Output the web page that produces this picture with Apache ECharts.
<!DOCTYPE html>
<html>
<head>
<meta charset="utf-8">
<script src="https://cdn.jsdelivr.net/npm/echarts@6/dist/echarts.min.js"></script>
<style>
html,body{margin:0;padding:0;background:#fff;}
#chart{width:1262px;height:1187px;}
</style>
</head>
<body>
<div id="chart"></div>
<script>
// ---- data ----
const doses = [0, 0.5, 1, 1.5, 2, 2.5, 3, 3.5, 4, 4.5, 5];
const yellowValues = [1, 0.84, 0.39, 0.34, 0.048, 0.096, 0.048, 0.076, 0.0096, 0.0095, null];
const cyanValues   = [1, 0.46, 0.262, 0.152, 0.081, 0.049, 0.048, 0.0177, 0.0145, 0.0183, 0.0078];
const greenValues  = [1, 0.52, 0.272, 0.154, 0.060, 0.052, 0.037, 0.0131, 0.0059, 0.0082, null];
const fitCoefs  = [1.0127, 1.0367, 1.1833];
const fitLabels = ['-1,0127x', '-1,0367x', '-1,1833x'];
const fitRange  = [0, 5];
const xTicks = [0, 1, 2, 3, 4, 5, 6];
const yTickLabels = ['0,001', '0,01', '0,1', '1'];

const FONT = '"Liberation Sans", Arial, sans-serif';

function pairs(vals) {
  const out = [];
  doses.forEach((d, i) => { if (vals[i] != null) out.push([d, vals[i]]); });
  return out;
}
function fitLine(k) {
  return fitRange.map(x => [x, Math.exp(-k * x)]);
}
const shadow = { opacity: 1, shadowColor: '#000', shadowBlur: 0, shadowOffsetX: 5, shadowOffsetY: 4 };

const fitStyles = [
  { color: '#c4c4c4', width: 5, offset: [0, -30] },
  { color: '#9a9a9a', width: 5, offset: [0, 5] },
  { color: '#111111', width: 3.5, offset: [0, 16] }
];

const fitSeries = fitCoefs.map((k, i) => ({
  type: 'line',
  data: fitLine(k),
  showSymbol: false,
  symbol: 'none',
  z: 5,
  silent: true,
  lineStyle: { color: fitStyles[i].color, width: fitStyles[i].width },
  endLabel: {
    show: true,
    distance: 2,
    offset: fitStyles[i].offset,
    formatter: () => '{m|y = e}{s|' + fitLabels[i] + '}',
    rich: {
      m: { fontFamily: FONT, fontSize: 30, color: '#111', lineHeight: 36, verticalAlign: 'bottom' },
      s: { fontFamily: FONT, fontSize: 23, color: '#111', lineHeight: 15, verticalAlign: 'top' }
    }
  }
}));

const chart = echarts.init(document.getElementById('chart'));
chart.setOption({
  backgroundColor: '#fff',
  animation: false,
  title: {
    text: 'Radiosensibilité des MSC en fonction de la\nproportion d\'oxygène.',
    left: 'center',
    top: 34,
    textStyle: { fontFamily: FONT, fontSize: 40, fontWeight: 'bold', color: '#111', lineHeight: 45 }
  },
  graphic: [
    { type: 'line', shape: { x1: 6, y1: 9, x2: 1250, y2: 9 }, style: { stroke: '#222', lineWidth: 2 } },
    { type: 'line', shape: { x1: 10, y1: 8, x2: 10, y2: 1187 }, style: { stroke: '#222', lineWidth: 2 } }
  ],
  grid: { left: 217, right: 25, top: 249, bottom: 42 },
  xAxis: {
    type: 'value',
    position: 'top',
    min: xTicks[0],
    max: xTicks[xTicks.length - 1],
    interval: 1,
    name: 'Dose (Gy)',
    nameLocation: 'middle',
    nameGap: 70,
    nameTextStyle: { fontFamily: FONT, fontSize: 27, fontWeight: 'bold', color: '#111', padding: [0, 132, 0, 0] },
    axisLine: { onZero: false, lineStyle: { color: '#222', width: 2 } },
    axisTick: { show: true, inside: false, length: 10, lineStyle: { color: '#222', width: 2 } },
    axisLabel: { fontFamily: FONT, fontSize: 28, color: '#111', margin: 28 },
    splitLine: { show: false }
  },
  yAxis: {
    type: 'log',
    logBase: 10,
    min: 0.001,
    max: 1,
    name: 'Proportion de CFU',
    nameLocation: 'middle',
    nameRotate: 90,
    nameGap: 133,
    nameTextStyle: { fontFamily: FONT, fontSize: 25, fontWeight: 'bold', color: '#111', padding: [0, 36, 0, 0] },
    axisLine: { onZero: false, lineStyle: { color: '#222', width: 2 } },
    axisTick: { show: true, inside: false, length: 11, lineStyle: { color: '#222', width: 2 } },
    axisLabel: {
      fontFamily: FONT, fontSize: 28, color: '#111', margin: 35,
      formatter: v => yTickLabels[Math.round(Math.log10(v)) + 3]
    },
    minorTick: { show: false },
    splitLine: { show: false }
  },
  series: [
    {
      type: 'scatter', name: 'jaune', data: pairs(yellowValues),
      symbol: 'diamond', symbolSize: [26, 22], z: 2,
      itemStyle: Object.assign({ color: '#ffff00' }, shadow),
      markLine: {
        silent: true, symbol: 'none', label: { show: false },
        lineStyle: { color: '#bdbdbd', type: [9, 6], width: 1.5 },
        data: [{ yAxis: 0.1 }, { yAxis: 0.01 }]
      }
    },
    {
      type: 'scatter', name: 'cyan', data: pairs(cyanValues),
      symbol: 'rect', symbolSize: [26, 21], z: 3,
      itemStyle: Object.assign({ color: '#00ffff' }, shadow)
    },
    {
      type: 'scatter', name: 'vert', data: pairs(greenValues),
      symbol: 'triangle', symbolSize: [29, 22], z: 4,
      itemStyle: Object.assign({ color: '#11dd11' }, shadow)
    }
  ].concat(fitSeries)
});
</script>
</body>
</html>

════════════════

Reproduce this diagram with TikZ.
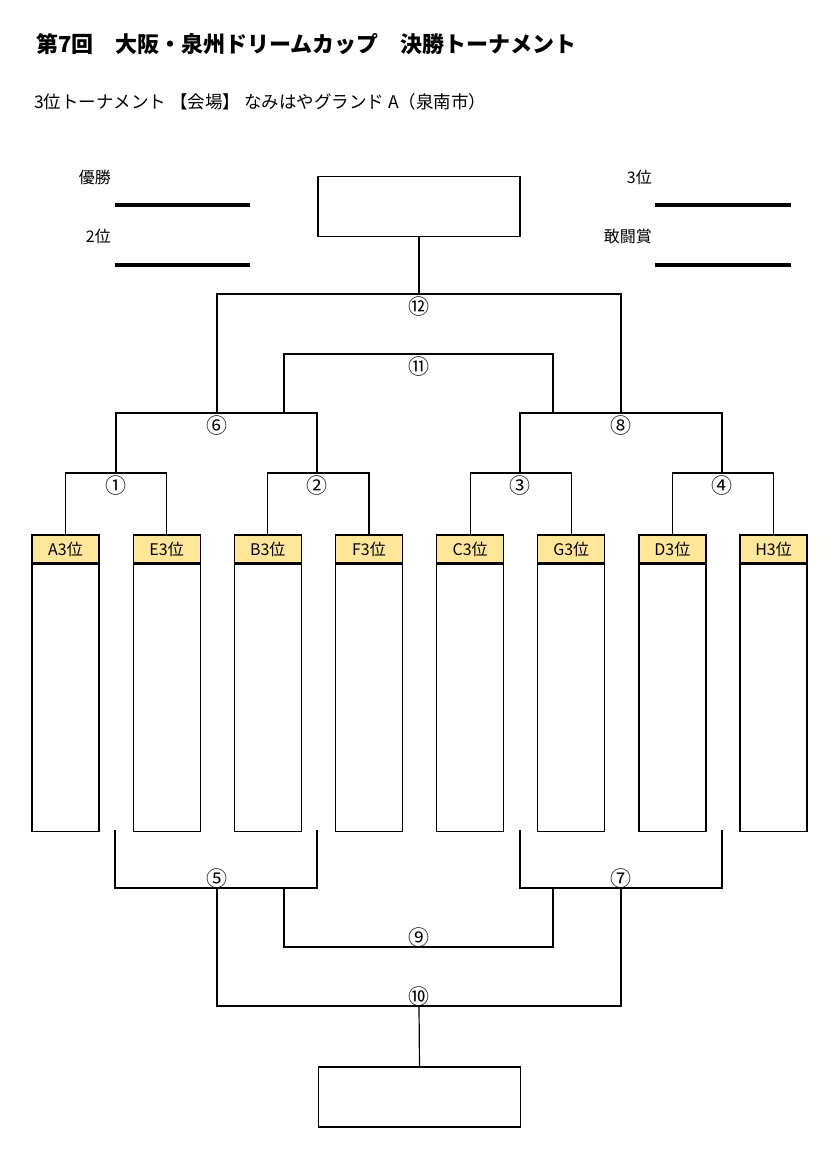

════════════════

### The exercise
Copy each line of the listing in which the word "with" can be found.

### Reply to the task
Output the web page that produces this picture with Apache ECharts.
Reproduce this diagram with TikZ.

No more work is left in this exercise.